Maybe the bust of horror fiction as a genre had something to do with it, too. And the supernatural horror moved way to Urban Fantasy? I don’t know. Anne Rice and other vampire horror was doing big in the 90’s, and that was also very supernatural as well. And yet…

There was something of a sea change. And I can’t quite put my finger on it. I remember as a kid growing up during the 70’s/80’s horror boom, and coming to non-supernatural horror and being let down. I wanted that creepy stuff! Now, as an adult, I’m much more lax in my definitions. I’m pretty much a big tent horror person. But I will admit, I still prefer the fantasy tinged horror. I just like it. I do enjoy ones where the supernatural is slippery and sideways, yes.

But there is something to that horror as fantastic…I don’t know. When the two mix together, I get a thrill.

Anyway, am I getting off topic here? I don’t know. On the other edge of horror, we have horror fans who go the exact opposite route. For them, anything supernatural “isn’t scary” because it’s not real. They can’t suspend their disbelief enough to see the creepiness of terror. They need human horrors, and visceral gory terrors. I do think horror films have played a definite hand in this sort of thing. I’m not judging anyone elses tastes, mind you. I just find it interesting.

How genres morph and change. It seems to me that subgenres these days are marketing towards the reader’s moods, for better or ill. Someone stops in the bookstore (or goes on amazon or weightless books) and thinks, ah. I’m in the mood for wonder. Or I’m in the mood for something that makes me feel romantic joy. Or I’m in the mood to be terrified, etc. It’s interesting to me, since a great book exists in multiple registers, and it’s not just on prevailing mood all the time.

Really great epic fantasy is horror, when you think about it. A lot of really good science fiction is horror as well. GRRM made a career out of combining horror and scifi, as well as horror and fantasy. The entire grimdark industry, resting on his works of epic fantasy, is literally horror and fantasy put together. It starts with a zombie attack, and even though some say “well, that’s a prologue”…

It’s a horror prologue, not an epic fantasy one. An epic fantasy one is usually “one thousand years ago, such and such a thing”. A horror prologue? It’s a group of strangers we don’t know, getting horribly murdered by the big bad that’s going to come later. It’s a classic way of setting the tone and the stakes without putting our (soon to be) main characters in danger (yet).

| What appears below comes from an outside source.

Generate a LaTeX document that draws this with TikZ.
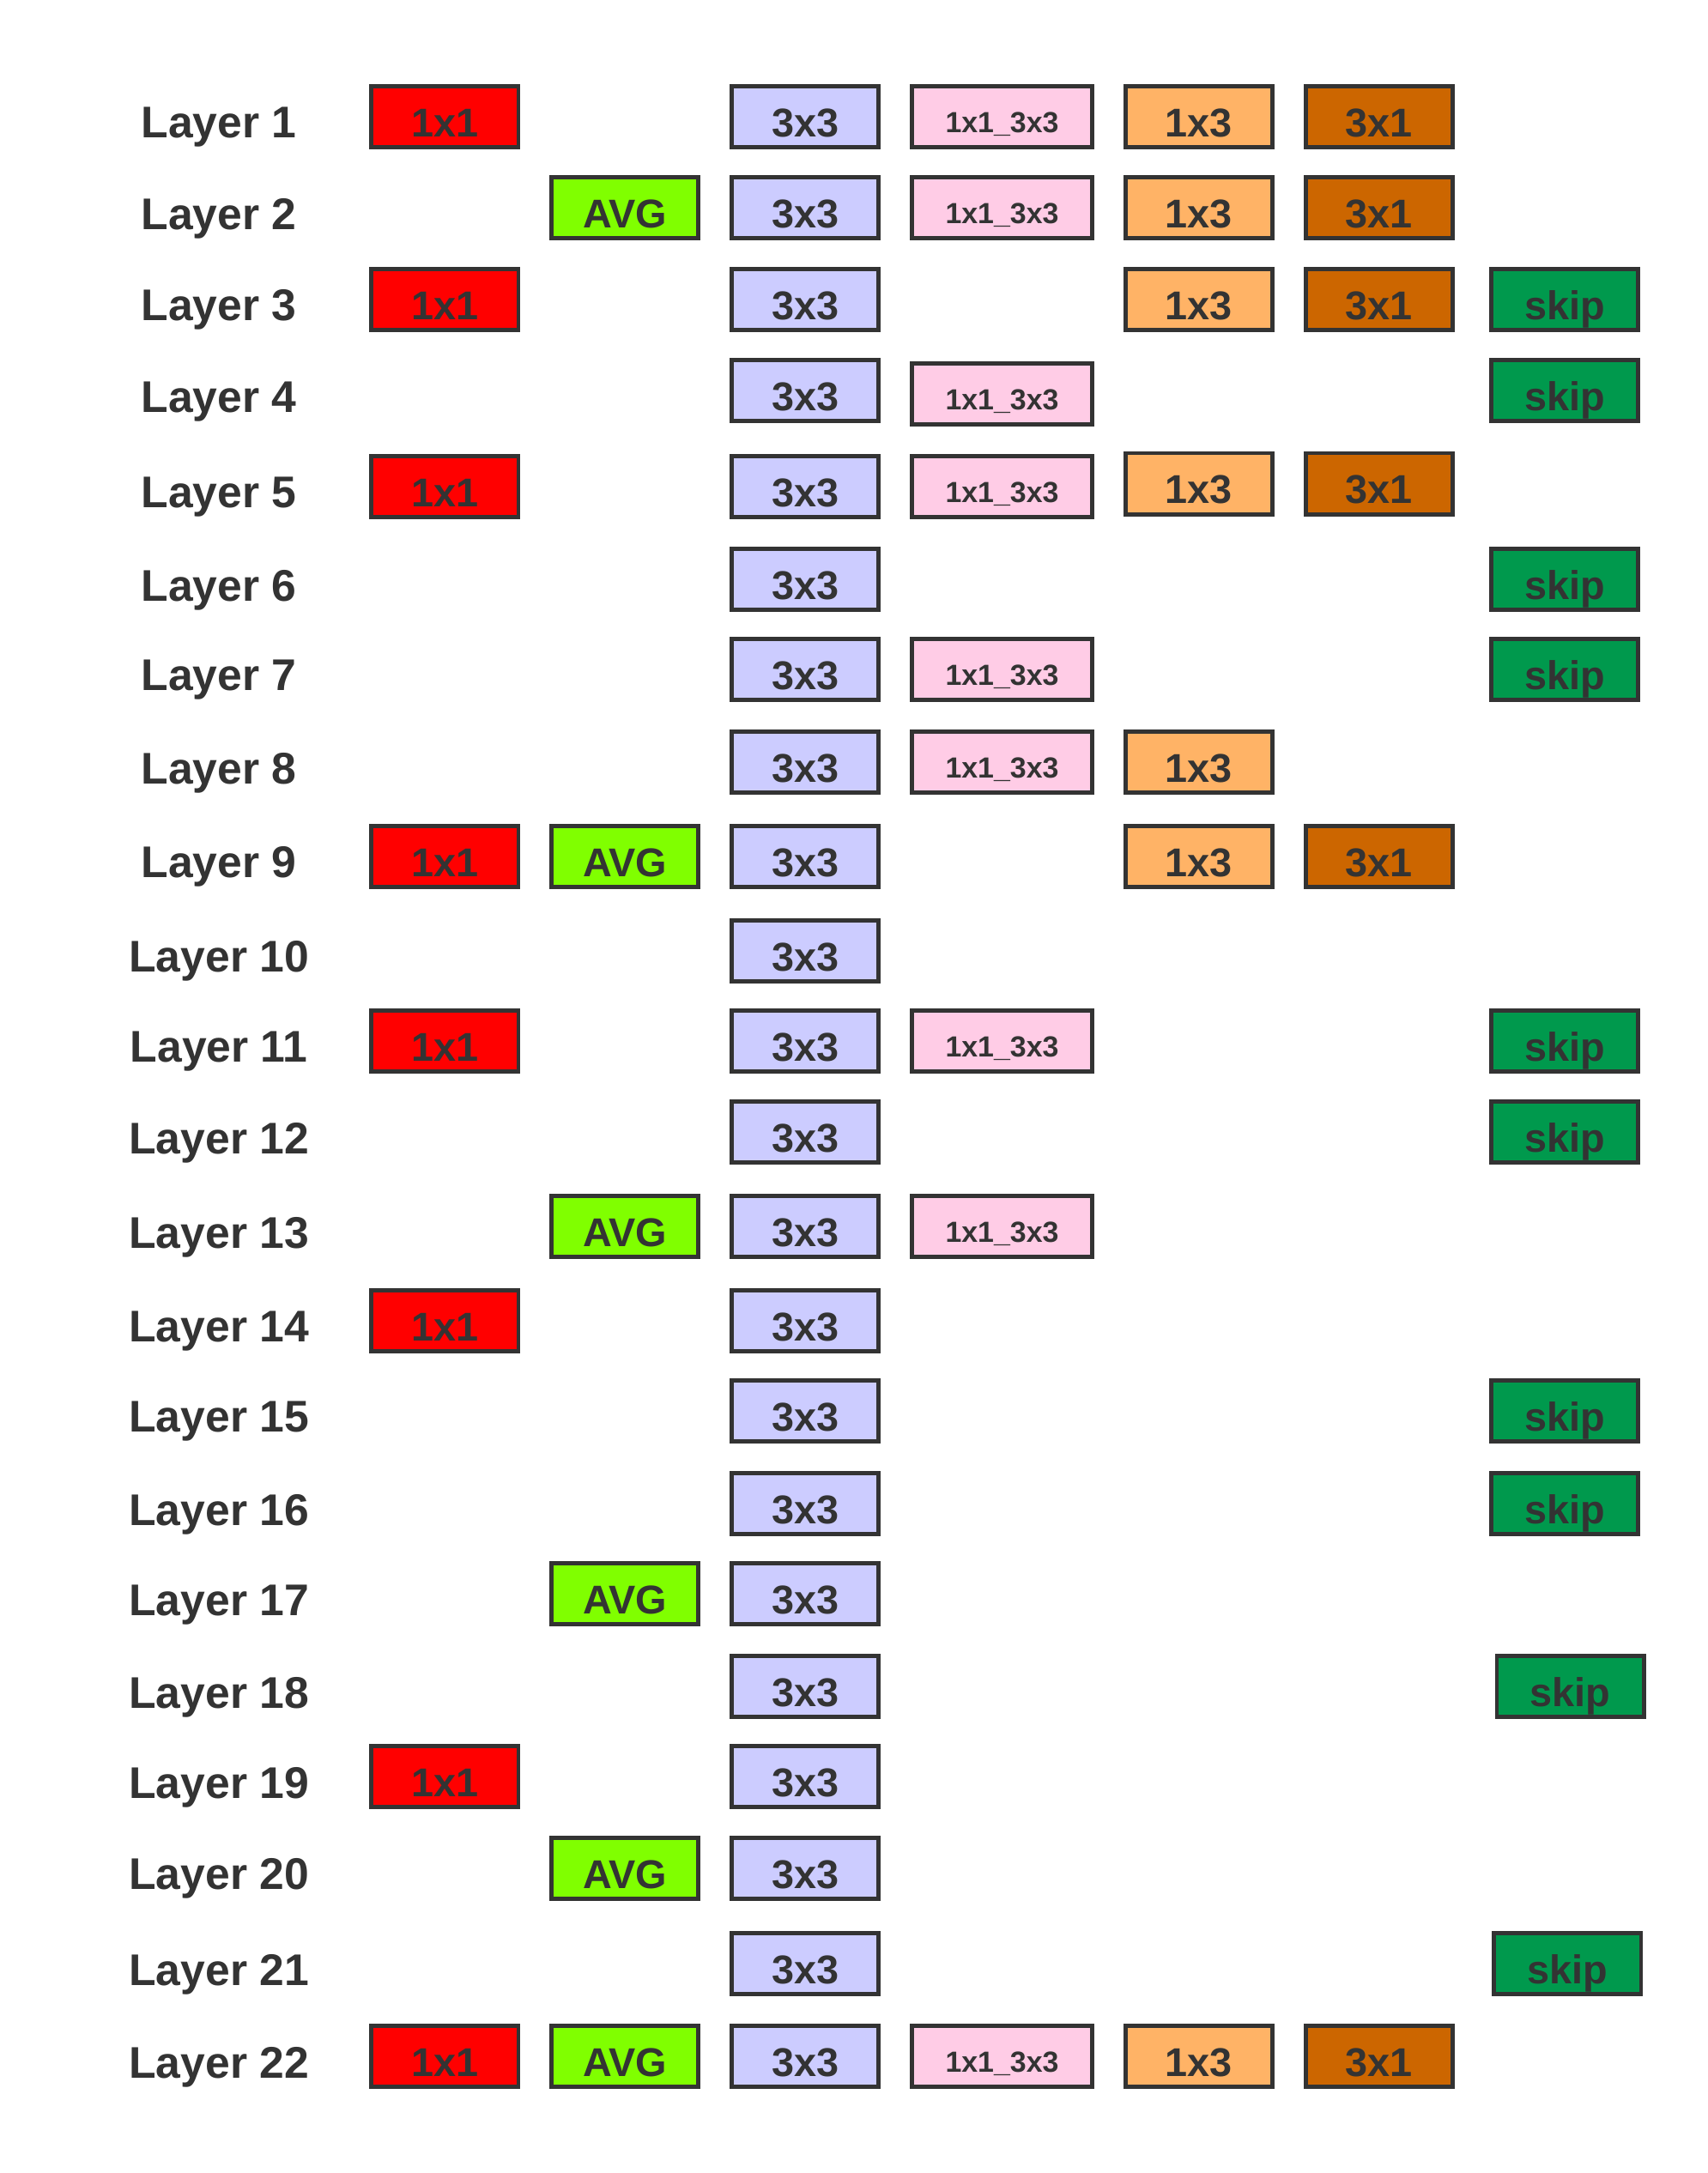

Though, I guess now that horror is a big business once again, grim dark seems to have slid into the background. And now epic fantasy is basically puzzlebox magic (eg: hard scifi disguised as fantasy) that fans of Brandon Sanderson seem to enjoy. While the grim dark fans got sick of waiting for Winds of Winter and have turned their heads back to the horror bookstacks.

I find all of this really interesting, the way the genres seem to mutate and change as a response to reader whims. Categories based on “what am I in the mood for now?” and the current cultural zeitgeist.

Does any of this matter? In a way, yes. Some of us wish we could be Gaiman and become a genre of our own. That’s not normal, though. If we want to stay published and keep on publishing, we have to keep abreast of the market. Though writing to a market is a dangerous thing in itself…

Publishing is so slow. By time it comes out…the market may have changed already.

Though I will same I’m super happy that the horror section has returned to most bookstores. Let’s see where it goes from here, and what the future holds.